Third harmonic OR SVPWM. Not both, so next...

SVPWM calc

Or
-Rectangular to polar conversion of current vector
-Third harmonic calculation
-Polar to rectangular conversion of current vector
-Polar to rectangular conversion of third harmonic vector
-Vector addition of current and third harmonic vectors
-Rectangular to polar conversion of vector sum

I think the vector addition of thd and voltage vector (not current vector! That disappeared in the PID loop!) Might need to happen in polar coordinates, and you may have to do inverse Clarke before thd addition so...


-Rectangular to polar conversion of voltage vector in VaVb frame
-Third harmonic calculation
-Inverse Clarke in rectangular frame
-Add thd to the sinusoids generated by inverse Clarke
-Write the pwm to hardware, no SVPWM required

7000 clock cycles is masses to do this, especially if you have CORDIC and/or FPU. I'm doing it in much less than 2048 clock cycles, without BEMF observer (using a pll on the halls) and using bottom clamp not SVPWM or THD.

Yeah, looking at the SVPWM paper I found it looks like SVPWM does the same thing as THD, and for what I'm trying to do I'll take SVPWM (paper reference here)

My next goal is to write a CORDIC module that can do the angle rotation serially (which would likely take 33-35 clock cycles to do at 16-bit precision, plus however long it takes the multiplier to do the gain scaling at the end), and then writing wraparound modules that can operate the CORDIC in vectoring or rotation mode (rotation mode for polar to rectangular conversion, vectoring mode for rectangular to polar conversion). That way I can instantiate a single CORDIC pair, feed them the stuff in rotation mode to do the Park transform, feed them stuff again in vectoring mode to do the inverse Park transform, and thus achieve a reasonable balance between FPGA space and clock time).

It's probably not worth it to roll my own hardware multiplier or FPU; I can probably use the built in DSP slices on the FPGA to do the multiplication for gain normalization at the end, and fixed-point math isn't terribly bad to work with. I'm trying to figure out how to build a back EMF estimator as well, because that would get me mid- to high-speed control. I'm unsure how one designs something that can run sensorless from a standstill, though; the literature says that below 5% max speed traditional back-emf based approaches don't work terribly well. Then there's the matter of putting together the estimator; I'm tempted to try to use a Kalman filter in hardware to do that (which is likely going to eat a bunch of clock cycles and DSP slices and require a few CORDICs of its own).

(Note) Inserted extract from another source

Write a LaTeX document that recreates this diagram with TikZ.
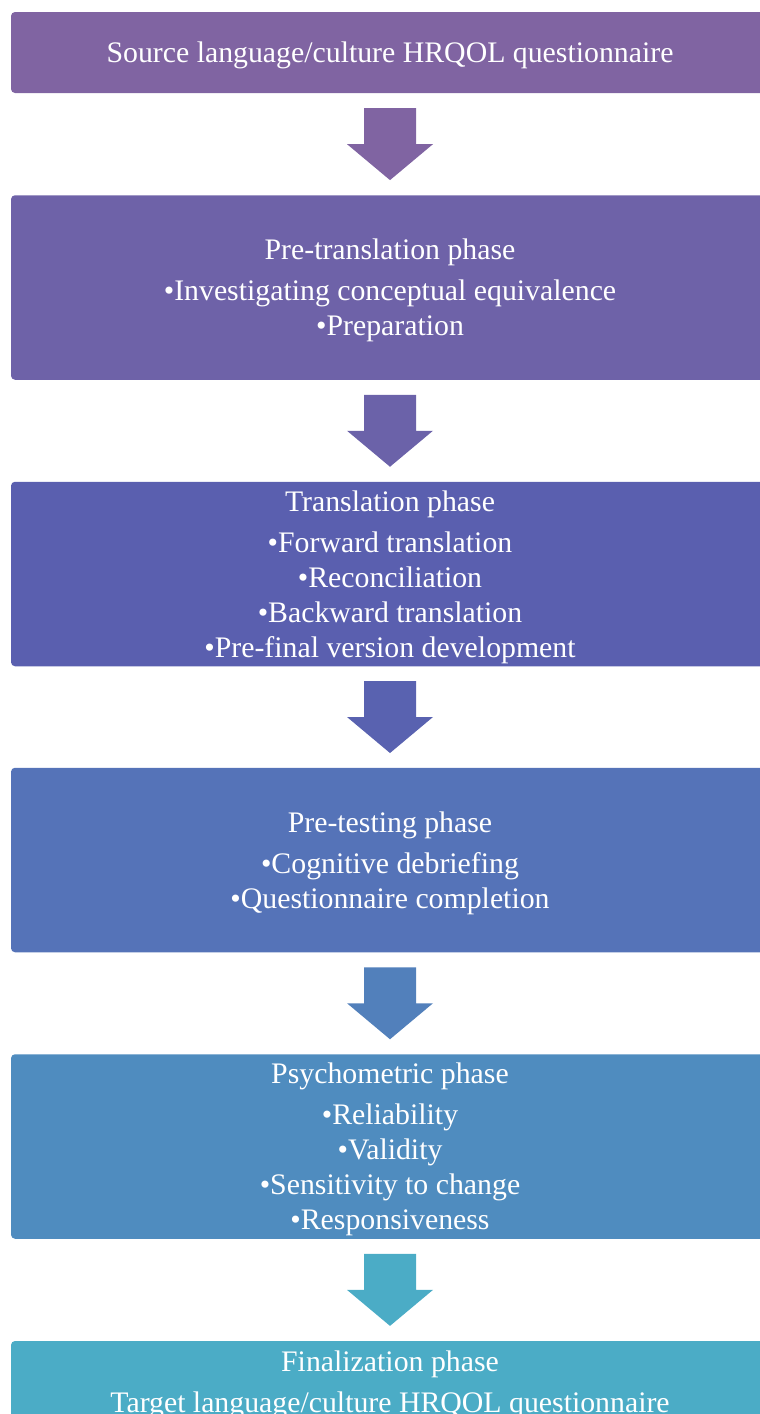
\documentclass[tikz,border=0pt]{standalone}
\usepackage{fontspec}
\setmainfont{Liberation Serif}
\usetikzlibrary{calc}
\definecolor{phasesrc}{HTML}{8064A2}
\definecolor{phasepre}{HTML}{6E62A8}
\definecolor{phasetra}{HTML}{5A5FAF}
\definecolor{phasetest}{HTML}{5573B8}
\definecolor{phasepsy}{HTML}{4F8CBF}
\definecolor{phasefin}{HTML}{4BACC6}
\tikzset{phasebox/.style={rectangle, rounded corners=2pt, fill=#1, text=white, minimum width=379pt, minimum height=92.25pt, inner sep=0pt, align=center, font=\fontsize{14.9}{17.5}\selectfont}}
\def\phasestrut{\rule{0pt}{13.2pt}}
\def\phasearrow(#1)(#2)[#3]{\fill[#3] ($(#1.south)!0.5!(#2.north)+(-26,-36)$) -- ++(52,0) -- ++(0,36) -- ++(17,0) -- ++(-43,36) -- ++(-43,-36) -- ++(17,0) -- cycle;}
\begin{document}
\begin{tikzpicture}[x=0.5pt, y=-0.5pt]
			%%%%% START %%%%%
			
			\useasboundingbox (0, 0) rectangle (760, 1414);
			\clip (0, 0) rectangle (760, 1414);
			
			\node[phasebox=phasesrc, minimum height=40.5pt] (src) at (390, 52.5) {\phasestrut Source language/culture HRQOL questionnaire};
			\node[phasebox=phasepre] (pretrans) at (390, 287.5) {\phasestrut Pre-translation phase\\[3pt] •Investigating conceptual equivalence\\ •Preparation};
			\node[phasebox=phasetra] (trans) at (390, 574) {\phasestrut Translation phase\\[3pt] •Forward translation\\ •Reconciliation\\ •Backward translation\\ •Pre-final version development};
			\node[phasebox=phasetest] (pretest) at (390, 860) {\phasestrut Pre-testing phase\\[3pt] •Cognitive debriefing\\ •Questionnaire completion};
			\node[phasebox=phasepsy] (psycho) at (390, 1146.5) {\phasestrut Psychometric phase\\[3pt] •Reliability\\ •Validity\\ •Sensitivity to change\\ •Responsiveness};
			\node[phasebox=phasefin, minimum height=40.5pt] (final) at (390, 1381.5) {\phasestrut Finalization phase\\[3pt] Target language/culture HRQOL questionnaire};
			
			\phasearrow(src)(pretrans)[phasesrc]
			\phasearrow(pretrans)(trans)[phasepre!85!phasetra]
			\phasearrow(trans)(pretest)[phasetra!85!phasetest]
			\phasearrow(pretest)(psycho)[phasetest!50!phasepsy]
			\phasearrow(psycho)(final)[phasefin]
			
			%%%%% END %%%%%
\end{tikzpicture}
\end{document}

Have you or any of the other old crowd had an opportunity to play with Kalman filters much?
 
ARod1993 said:
The other alternative would be to use a soft-switched motor driver; they exist and I've seen them in papers, but they're uncommon, wonky, and low power thus far. There's apparently a startup that's commercializing them, but they're actually using an AI to control the preresonant circuit: https://www.electronicsweekly.com/news/design/pre-switchs-soft-switching-power-inverter-2021-04/ I was wondering if any of the old hands on here had any experience with this sort of stuff, and what people's thoughts were on these sorts of controllers?
This BRUSA Elektronik AG company have been useing soft-switching for some time.
Was thinking to build a soft-switching controller for 4-6s but is still on the draingboard and in the spice simulater.
 
https://patents.google.com/patent/US8199544B2/en?assignee=Brusa+Elektronik+Ag&page=1

This appears to be their patent that shows what they're doing.

I wonder if it works? I'm not aware of it being in any cars etc but it might be. Generally whenever people dismantle car inverters they find a standard 3 phase bridge with an obscene amount of extra blumpf around it.

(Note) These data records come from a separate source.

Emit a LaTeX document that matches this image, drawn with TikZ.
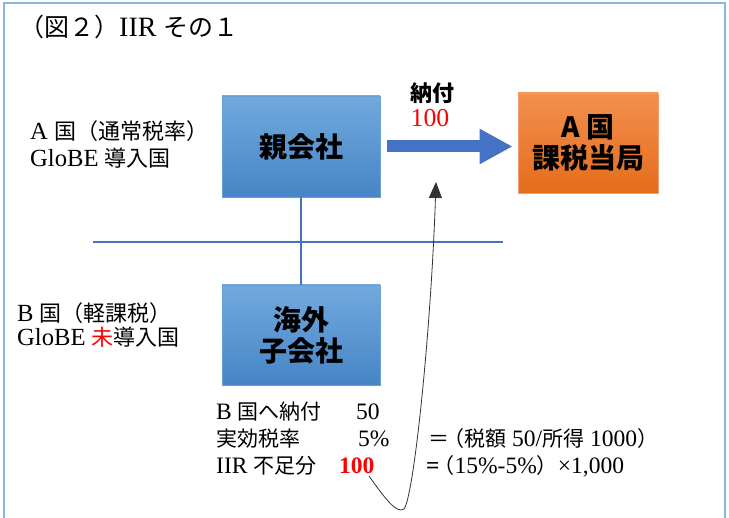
\documentclass[tikz,border=0pt]{standalone}
\usepackage{fontspec}
\setmainfont{Liberation Serif}[Scale=1.12]
\newfontfamily\jp{Noto Sans CJK JP}
\usetikzlibrary{arrows.meta,calc}
\definecolor{framec}{HTML}{8EB4E3}
\definecolor{bluetop}{HTML}{72A9DE}
\definecolor{bluebot}{HTML}{4685C6}
\definecolor{blueedge}{HTML}{6A9FD6}
\definecolor{orgtop}{HTML}{F2904F}
\definecolor{orgbot}{HTML}{E56C1B}
\definecolor{orgedge}{HTML}{F0A070}
\definecolor{arrowblue}{HTML}{4472C4}
\definecolor{linec}{HTML}{4472C4}
\definecolor{redc}{HTML}{FF0000}
\begin{document}
\begin{tikzpicture}[x=1pt,y=-1pt,
  bluebox/.style={draw=blueedge, line width=0.8pt, top color=bluetop, bottom color=bluebot,
     align=center, font=\jp\bfseries\fontsize{28}{33}\selectfont, inner sep=0pt},
  orgbox/.style={draw=orgedge, line width=0.8pt, top color=orgtop, bottom color=orgbot,
     align=center, font=\jp\bfseries\fontsize{28}{33}\selectfont, inner sep=0pt},
  txt/.style={anchor=base west, inner sep=0pt, font=\fontsize{21}{24}\selectfont},
  sidetxt/.style={txt, font=\fontsize{22}{24}\selectfont},
  thinline/.style={draw=linec, line width=1.1pt},
  payarrow/.style={draw=arrowblue, line width=12pt, -{Triangle[length=33pt,width=33pt]}},
  curvearrow/.style={draw=black!80, line width=0.8pt, -{Triangle[length=16pt,width=13pt]}}
]
\useasboundingbox (0,0) rectangle (729,518);
\fill[white] (0,0) rectangle (729,518);
\draw[framec, line width=1.5pt] (4,530) -- (4,3) -- (725,3) -- (725,530);

% title
\node[txt, font=\fontsize{25}{28}\selectfont] (title) at (19,37) {{\jp （図２）}IIR {\jp その１}};

% boxes
\node[bluebox, minimum width=158, minimum height=101] (parent) at (301,146.5) {親会社};
\node[bluebox, minimum width=158, minimum height=100] (child) at (301,335) {海外\\[-2pt]子会社};
\node[orgbox, minimum width=140, minimum height=100] (auth) at (588,143) {A 国\\[-2pt]課税当局};

% payment arrow
\draw[payarrow] ($(parent.east)+(7,0)$) -- ($(parent.east -| auth.west)+(-5,0)$);
\node[inner sep=0pt, font=\jp\bfseries\fontsize{22}{24}\selectfont] (pay) at (432,93) {納付};
\node[inner sep=0pt, font=\fontsize{23}{24}\selectfont, text=redc] (payamt) at (430,118) {100};

% lines
\coordinate (hl1) at (93,242);
\coordinate (hl2) at (503,242);
\draw[thinline] (parent.south) -- (child.north);
\draw[thinline] (hl1) -- (hl2);

% left labels
\node[sidetxt] (la1) at (30,140) {A {\jp 国（通常税率）}};
\node[sidetxt] (la2) at (30,167) {GloBE {\jp 導入国}};
\node[sidetxt] (lb1) at (17,322) {B {\jp 国（軽課税）}};
\node[sidetxt] (lb2) at (17,346) {GloBE {\jp\color{redc}未}{\jp 導入国}};

% bottom text
\node[txt] (b1) at (216,420) {B {\jp 国へ納付}};
\node[txt] (b1v) at (356,420) {50};
\node[txt] (b2) at (216,447) {\jp 実効税率};
\node[txt] (b2v) at (358,447) {5\%};
\node[txt] (b2f) at (428,447) {{\jp ＝}\kern-6pt{\jp （税額} 50/{\jp 所得} 1000{\jp ）}};
\node[txt] (b3) at (216,474) {IIR {\jp 不足分}};
\node[txt, font=\bfseries\fontsize{21}{24}\selectfont, text=redc] (b3v) at (339,474) {100};
\node[txt] (b3f) at (426,474) {{\bfseries =}\kern-6pt{\jp （}15\%-5\%{\jp ）}×1,000};

% curve arrow
\coordinate (cs) at (369,476);
\coordinate (ct) at (436,182);
\draw[curvearrow] (cs) .. controls (386,500) and (397,514) .. (404,509) .. controls (414,496) and (431,330) .. (ct);
\end{tikzpicture}
\end{document}
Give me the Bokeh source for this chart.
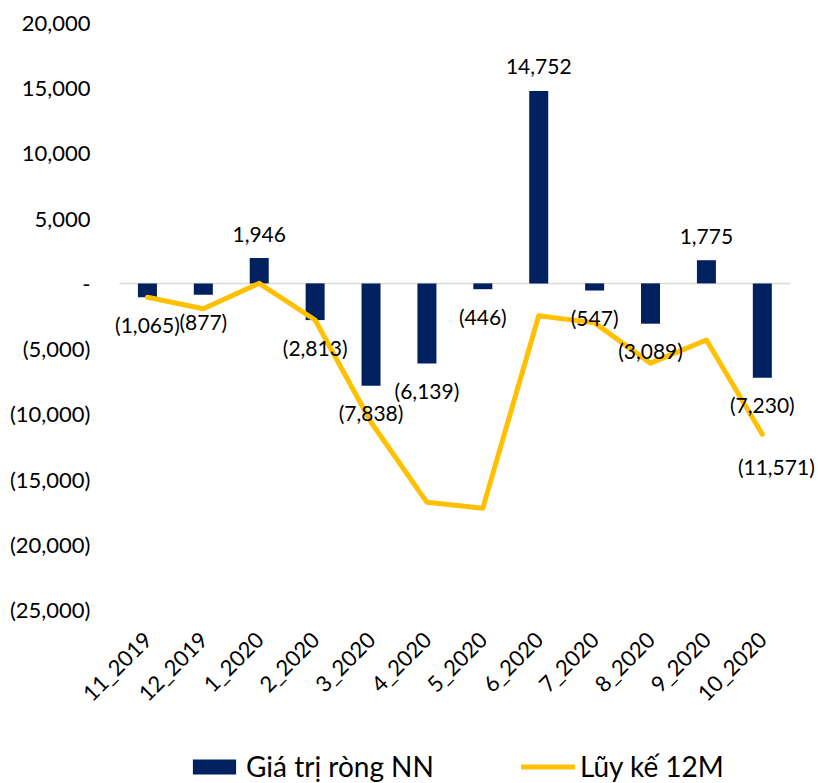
from bokeh.plotting import figure
from bokeh.models import (ColumnDataSource, Range1d, FixedTicker, LabelSet,
                          Legend, LegendItem)
from bokeh.layouts import column
from bokeh.core.properties import value
from bokeh.embed import file_html
from bokeh.resources import INLINE
import math

months = ["11_2019", "12_2019", "1_2020", "2_2020", "3_2020", "4_2020",
          "5_2020", "6_2020", "7_2020", "8_2020", "9_2020", "10_2020"]
net_values = [-1065, -877, 1946, -2813, -7838, -6139, -446, 14752, -547, -3089, 1775, -7230]
cum_12m = [-1065, -1942, 4, -2809, -10647, -16786, -17232, -2480, -3027, -6116, -4341, -11571]
y_ticks = [-25000, -20000, -15000, -10000, -5000, 0, 5000, 10000, 15000, 20000]
y_tick_labels = ["(25,000)", "(20,000)", "(15,000)", "(10,000)", "(5,000)", "-",
                 "5,000", "10,000", "15,000", "20,000"]

NAVY = "#002060"
GOLD = "#FFC000"
FONT = "Lato"


def fmt(v):
    s = f"{abs(v):,}"
    return f"({s})" if v < 0 else s


idx = list(range(len(months)))
n = len(months)

p = figure(width=818, height=718, x_range=Range1d(-0.625, n + 0.005),
           y_range=Range1d(-25000, 20000), output_backend="svg", toolbar_location=None,
           min_border_left=112, min_border_right=0, min_border_top=22,
           min_border_bottom=100)
p.outline_line_color = None
p.xgrid.grid_line_color = None
p.ygrid.grid_line_color = None

p.segment(x0=[-0.5], x1=[n - 0.5], y0=[0], y1=[0], line_color="#D9D9D9", line_width=1.5)

src = ColumnDataSource(dict(x=idx, v=net_values, c=cum_12m))
bars = p.vbar(x="x", top="v", bottom=0, width=0.34, source=src,
              fill_color=NAVY, line_color=None)
line = p.line(x="x", y="c", source=src, line_color=GOLD, line_width=5,
              line_join="round", line_cap="round")

pos = [(i, v) for i, v in zip(idx, net_values) if v >= 0]
neg = [(i, v) for i, v in zip(idx, net_values) if v < 0]
pos_src = ColumnDataSource(dict(x=[a for a, _ in pos], y=[b for _, b in pos],
                                t=[fmt(b) for _, b in pos]))
neg_src = ColumnDataSource(dict(x=[a for a, _ in neg], y=[b for _, b in neg],
                                t=[fmt(b) for _, b in neg]))
for s, off in ((pos_src, 24), (neg_src, -27)):
    p.add_layout(LabelSet(x="x", y="y", text="t", source=s, y_offset=off,
                          text_align="center", text_baseline="middle",
                          text_font=value(FONT), text_font_size=value("21px"),
                          text_color="#000000"))

last_src = ColumnDataSource(dict(x=[idx[-1]], y=[cum_12m[-1]], t=[fmt(cum_12m[-1])]))
p.add_layout(LabelSet(x="x", y="y", text="t", source=last_src, x_offset=14, y_offset=-32,
                      text_align="center", text_baseline="middle",
                      text_font=value(FONT), text_font_size=value("21px"),
                      text_color="#000000"))

p.yaxis.ticker = FixedTicker(ticks=y_ticks)
p.yaxis.major_label_overrides = {t: l for t, l in zip(y_ticks, y_tick_labels)}
p.xaxis.ticker = FixedTicker(ticks=idx)
p.xaxis.major_label_overrides = {i: m for i, m in zip(idx, months)}
for ax in (p.xaxis, p.yaxis):
    ax.axis_line_color = None
    ax.major_tick_line_color = None
    ax.minor_tick_line_color = None
    ax.major_tick_out = 0
    ax.major_tick_in = 0
    ax.major_label_text_font = FONT
    ax.major_label_text_color = "#000000"
p.yaxis.major_label_text_font_size = "22px"
p.yaxis.major_label_standoff = 22
p.xaxis.major_label_text_font_size = "22px"
p.xaxis.major_label_orientation = math.pi / 4
p.xaxis.major_label_standoff = 26

# legend strip (its renderers draw the same data, kept out of view)
lg = figure(width=818, height=65, x_range=Range1d(1000, 1001), y_range=Range1d(1e6, 1e6 + 1),
            output_backend="svg", toolbar_location=None, min_border=0)
lg.axis.visible = False
lg.xgrid.grid_line_color = None
lg.ygrid.grid_line_color = None
lg.outline_line_color = None
r1 = lg.vbar(x="x", top="v", bottom=0, width=0.34, source=src, fill_color=NAVY, line_color=None)
r2 = lg.line(x="x", y="c", source=src, line_color=GOLD, line_width=5, line_cap="round")
legend = Legend(items=[LegendItem(label="Giá trị ròng NN", renderers=[r1]),
                       LegendItem(label="Lũy kế 12M", renderers=[r2])],
                orientation="horizontal", location=(75, 0),
                glyph_width=54, glyph_height=19, label_standoff=5, spacing=87,
                padding=0, margin=0, border_line_alpha=0, background_fill_alpha=0,
                label_text_font=FONT, label_text_font_size="28px",
                label_text_color="#000000")
lg.add_layout(legend, "center")

open("out.html", "w").write(file_html(column(p, lg, spacing=0), INLINE))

Usually this means it's unreliable, limited operating band etc... But they could just be asking for unreasonable royalties, not have production capacity etc!
 
mxlemming said:
https://patents.google.com/patent/US8199544B2/en?assignee=Brusa+Elektronik+Ag&page=1

This appears to be their patent that shows what they're doing.

I wonder if it works? I'm not aware of it being in any cars etc but it might be. Generally whenever people dismantle car inverters they find a standard 3 phase bridge with an obscene amount of extra blumpf around it.

Usually this means it's unreliable, limited operating band etc... But they could just be asking for unreasonable royalties, not have production capacity etc!

It's a clever idea; I haven't really delved into the design of ARCP inverters so I'm not sure; the stuff I saw talked about high circulating currents in the resonant leg; my best guess is that the AI is mostly timing the resonant leg commutation as needed to drive the circulating current to the minimum to still provide ZVS turn-on and ZCS turn-off; I found a thesis and an article describing the concept in more detail.